As the aviation industry continues its post-Covid recovery, aircraft interiors suppliers such as FACC are seeing the benefits. FACC AG is an Austria-based company that manufactures complete cabin interiors, from overhead stowages to monuments, cabin linings, and entrances, with major contracts including Airbus Airspace interiors. In the first nine months of 2023, the company achieved an increase in revenue of 22.5% compared to the same period of 2022, bringing the figure to EUR 513.9 million (US$549m). The high production rate in the aviation industry is also reflected in FACC’s long-term order book, which recorded significant growth with a volume of US$ 5.8 billion (EUR 5.43m).
The company says its Q3 2023 figures were achieved despite some negative market aspects, such as seasonally lower revenues in the summer months, challenges with the procurement of materials along the supply chain, training expenses for new employees, and inflation-related cost increases, particularly in the HR area.
Rate ramp-ups dominate the market
In addition to increased business activity in the short and medium-haul aircraft segment, FACC says is also starting to see ‘significant rate ramp-ups’ for long-haul aircraft (Airbus A350 and Boeing 787), which will lead to further revenue growth over the next 18 months. The company is therefore planning to increase its current headcount of 3,294 full-time employees by up to 500 in the coming months.
Another positive development is the recently signed order from Pratt & Whitney Canada for the repair and overhaul of engine components. This multi-year contract is particularly important for FACC AG’s Aftermarket Services division.

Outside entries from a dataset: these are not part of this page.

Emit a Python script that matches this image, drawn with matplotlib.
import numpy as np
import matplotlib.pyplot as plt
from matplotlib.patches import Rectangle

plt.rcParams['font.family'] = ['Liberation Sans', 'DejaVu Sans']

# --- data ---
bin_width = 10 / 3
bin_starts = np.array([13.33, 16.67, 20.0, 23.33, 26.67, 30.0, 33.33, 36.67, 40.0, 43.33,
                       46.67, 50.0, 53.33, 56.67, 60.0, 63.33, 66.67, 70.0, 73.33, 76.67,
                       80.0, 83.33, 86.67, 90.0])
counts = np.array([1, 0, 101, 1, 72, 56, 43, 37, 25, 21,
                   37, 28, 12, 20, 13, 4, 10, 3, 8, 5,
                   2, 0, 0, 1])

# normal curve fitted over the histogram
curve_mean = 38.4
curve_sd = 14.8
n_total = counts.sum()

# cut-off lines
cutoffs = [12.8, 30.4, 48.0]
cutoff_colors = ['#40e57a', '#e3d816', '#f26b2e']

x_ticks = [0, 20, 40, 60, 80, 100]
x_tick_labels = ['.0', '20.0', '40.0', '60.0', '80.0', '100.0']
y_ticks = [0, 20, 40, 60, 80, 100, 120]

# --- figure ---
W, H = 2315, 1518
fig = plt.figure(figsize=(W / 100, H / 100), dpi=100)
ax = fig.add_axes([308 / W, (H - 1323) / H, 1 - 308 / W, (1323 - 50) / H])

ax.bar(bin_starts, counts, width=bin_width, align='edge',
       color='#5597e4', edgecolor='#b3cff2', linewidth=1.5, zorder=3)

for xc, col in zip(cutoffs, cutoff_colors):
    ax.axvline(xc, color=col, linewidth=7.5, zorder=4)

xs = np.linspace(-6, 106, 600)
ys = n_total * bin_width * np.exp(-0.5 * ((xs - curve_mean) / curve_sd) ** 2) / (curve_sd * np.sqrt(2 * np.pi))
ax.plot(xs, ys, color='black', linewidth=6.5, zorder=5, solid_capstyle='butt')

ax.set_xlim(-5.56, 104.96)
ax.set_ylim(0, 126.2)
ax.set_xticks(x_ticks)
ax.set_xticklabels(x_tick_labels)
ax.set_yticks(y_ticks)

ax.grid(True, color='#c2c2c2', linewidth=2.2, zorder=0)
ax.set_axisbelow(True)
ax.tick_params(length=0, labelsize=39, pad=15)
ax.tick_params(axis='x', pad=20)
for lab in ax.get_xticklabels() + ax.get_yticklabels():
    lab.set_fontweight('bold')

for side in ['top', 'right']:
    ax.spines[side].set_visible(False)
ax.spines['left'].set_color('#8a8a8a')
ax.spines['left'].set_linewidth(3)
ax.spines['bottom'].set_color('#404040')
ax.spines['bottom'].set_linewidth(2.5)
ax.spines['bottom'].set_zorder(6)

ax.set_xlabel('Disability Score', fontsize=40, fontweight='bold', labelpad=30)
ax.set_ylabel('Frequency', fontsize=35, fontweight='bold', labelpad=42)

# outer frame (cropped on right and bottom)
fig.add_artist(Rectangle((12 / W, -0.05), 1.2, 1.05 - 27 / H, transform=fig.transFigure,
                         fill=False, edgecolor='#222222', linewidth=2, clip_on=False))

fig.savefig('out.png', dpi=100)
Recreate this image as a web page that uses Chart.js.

The expansion of FACC’s new facility in Croatia, which was opened last year, was also started as planned in Q3/2023. The new production area is scheduled to be completed by the end of Q2/2024.
Outlook
FACC’s outlook for the remainder of the 2023 financial year remains unchanged: group revenue in 2023 is expected to increase by 12-16% compared to 2022. In terms of earnings, management expects a reduced but positive result for the second half of the year compared to the first half.